● Exercise brief:
Your task is to reproduce, verbatim and without pictures, the lines from the opening of the listing through the line containing "import matplotlib.pyplot as plt".

● Supplied information:
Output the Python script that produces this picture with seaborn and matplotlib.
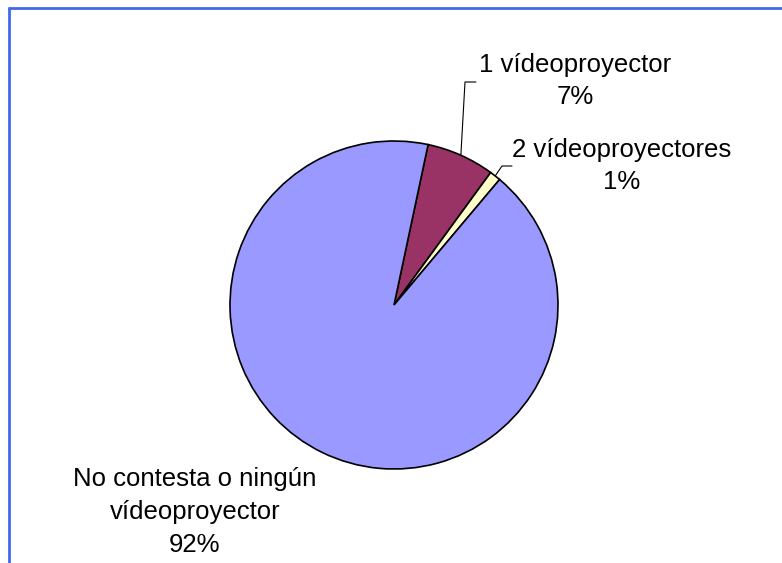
import numpy as np
import seaborn as sns
import matplotlib.pyplot as plt

# Data
labels = ["1 vídeoproyector", "2 vídeoproyectores", "No contesta o ningún\nvídeoproyector"]
values = [6.7, 1.1, 92.2]
pct_text = ["7%", "1%", "92%"]
colors = ["#993366", "#FFFFCC", "#9999FF"]

sns.set_style("white")
plt.rcParams['font.family'] = ['Liberation Sans', 'DejaVu Sans']

W, H = 782, 563
fig = plt.figure(figsize=(W / 100, H / 100), dpi=100)
ax = fig.add_axes([0, 0, 1, 1])

cx, cy, r = 394, H - 305, 164
start = 78
wedges, _ = ax.pie(values, colors=colors, startangle=start, counterclock=False,
                   center=(cx, cy), radius=r, frame=True,
                   wedgeprops=dict(edgecolor="black", linewidth=1.2))
ax.set_xlim(0, W)
ax.set_ylim(0, H)
ax.axis("off")

# label positions (pixel coords, top-left origin)
text_pos = [(575, 81), (622, 166), (195, 512)]
elbows = [((465, 82), (476, 82)), ((502, 166), (512, 166)), None]

for w, lab, pct, (tx, ty), elb in zip(wedges, labels, pct_text, text_pos, elbows):
    ax.text(tx, H - ty, lab + "\n" + pct, ha="center", va="center",
            fontsize=18.5, linespacing=1.45, color="black")
    if elb is not None:
        mid = np.deg2rad((w.theta1 + w.theta2) / 2)
        x0, y0 = cx + r * np.cos(mid), cy + r * np.sin(mid)
        (ex, ey), (fx, fy) = elb
        ax.plot([x0, ex, fx], [y0, H - ey, H - fy], color="black", lw=0.8)

# frame edges (left and top only)
fig.add_artist(plt.Line2D([8.5 / W, 8.5 / W], [0, 1 - 7.5 / H], color="#4169F0", lw=2))
fig.add_artist(plt.Line2D([8.5 / W, 1], [1 - 7.5 / H, 1 - 7.5 / H], color="#4169F0", lw=2))

fig.savefig("out.png", dpi=100)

● Answer to this problem:
Output the Python script that produces this picture with seaborn and matplotlib.
import numpy as np
import seaborn as sns
import matplotlib.pyplot as plt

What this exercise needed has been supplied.